Потом прибежал Коля: у них был (неразборчиво написанное слово, поставленное в кавычки], которому [неясно] официально заявил об этой эвакуации. Пошел к ним. "Одесса окружена повстанцами. Подвойский прислал телеграмму об эвакуации Одессы в 72 ч., перехвачено радио Саблина – сообщает Деник[ину], что взял Очаков, совершил десант в Коблеве и просит позволения занять Одессу". […] Как было не верить? Но вот опять день, каких было много, вышли газеты, долбящие все то же, и ни звуком не намекающие на эту передачу… […]
Вчера говорили о новых многочисл [енных] арестах и расстрелах. Нынче похороны "доблестных борцов" с немцами […]

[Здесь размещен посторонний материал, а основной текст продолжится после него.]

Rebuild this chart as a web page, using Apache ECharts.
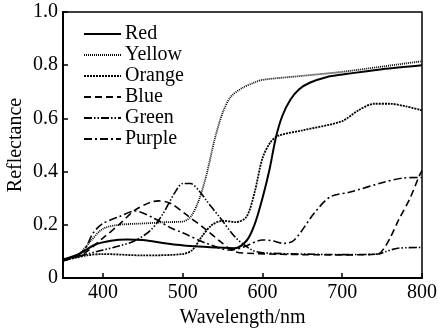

4 ч. дня в городе. Читал приказы. Уныние снова. О проклятая жизнь!
24. VII/6. VIII.
[…] Ночи прекрасные, почти половина луны. В одиннадцатом часу смотрел в открытое окно из окна Веры. Луна уже низко, за домами, ее не видно, сумрак, мертвая тишина, ни единого огня, ни души, только собака грызет кость,- откуда она могла взять теперь кость? […] Совершенно мертвый город! На ночь опять читал "Обрыв". Как длинно, как умно нередко! А все-таки это головой сделано. Скучно читать. […] Сколько томов культивировалось в подражание этому Марку! Даже и Горький из него.
Нынче опять такой прекрасный день, жаркий на солнце, с прохладным ветерком в тени. Были с Верой в Театральном кружке.
[…] Комендант печатает в газете свое вчерашнее объявление – о лживости слухов, что они уходят: "Эвакуация, правда, есть, но это мы вывозим из Одессы излишние запасы продовольствия" и еще чего-то. Бог мой, это в Одессе-то "излишние запасы"! […] На базаре говорят, что мужики так ненавидят большевиков, что свиньям льют молоко, бросают кабачки, а в Одессу не хотят везти.
Слух: Бэла Кун151 расстрелян, прочие комиссары, пытавшиеся бежать из Венгрии, арестованы. […]
25. VII./7. VIII.
Во всех газетах все то же, что вчера. […] Возвращаясь, чувствовал головокружение и так тянуло из пустого желудка,- от голода. В магазин заходил – хоть шаром покати! "Нечего есть!" – Это я все-таки в первый раз в жизни чувствую. Весь город голоден. А все обычно, солнце светит, люди идут. Прошел на базар – сколько торгующих вещами. На камнях, на соре, навозе – кучка овощей, картошек – 23 р [убля] ф [унт]. Скрежетал зубами. "Революционеры, республиканцы, чтоб вам адово дно пробить, дикари проклятые!"
"Распаковываются",-говорит один. Да, м [ожет] б [ыть], сами ничего не знают и трусят омерзительно. Другие твердят – "все равно уйдут, положение их отчаянное, про победы все врут, путь до Вознесенска вовсе не свободен" и т. д.
[…]
Вечером. Опять! "Раковский привез нынче в 6 ч. вечера требование сколь можно скорее оставить Одессу". […]
Какая зверская дичь! "Невмешательство"! Такая огромная и богатейшая страна в руках дерущихся дикарей – и никто не смирит это животное!
Какая гнусность! Все горит, хлопает дерев [янными] сандалиями, залито водой – все с утра до вечера таскают воду, с утра до вечера только и разговору, как бы промыслить, что сожрать. Наука, искусство, техника, всякая мало-мальски человеческая трудовая, что-либо творящая жизнь – все прихлопнуто, все издохло. Да, даром это не пройдет! […]
Грабеж продолжается – гомерический. Ломбард – один ломбард – ограблен в Одессе на 38 милл. ценностями, т. е. по-теперешнему чуть не на 1/2 миллиарда!
26.VII./8. VIII.
Слышал вчера, что будут статьи, подготовл [яющие] публику к падению Венгрии. И точно, нынче […]
Ужас подумать, что мы вот уже почти 4 месяца ровно ничего не знаем об европейских делах – и в какое время!- благодаря этому готтентотскому пленению!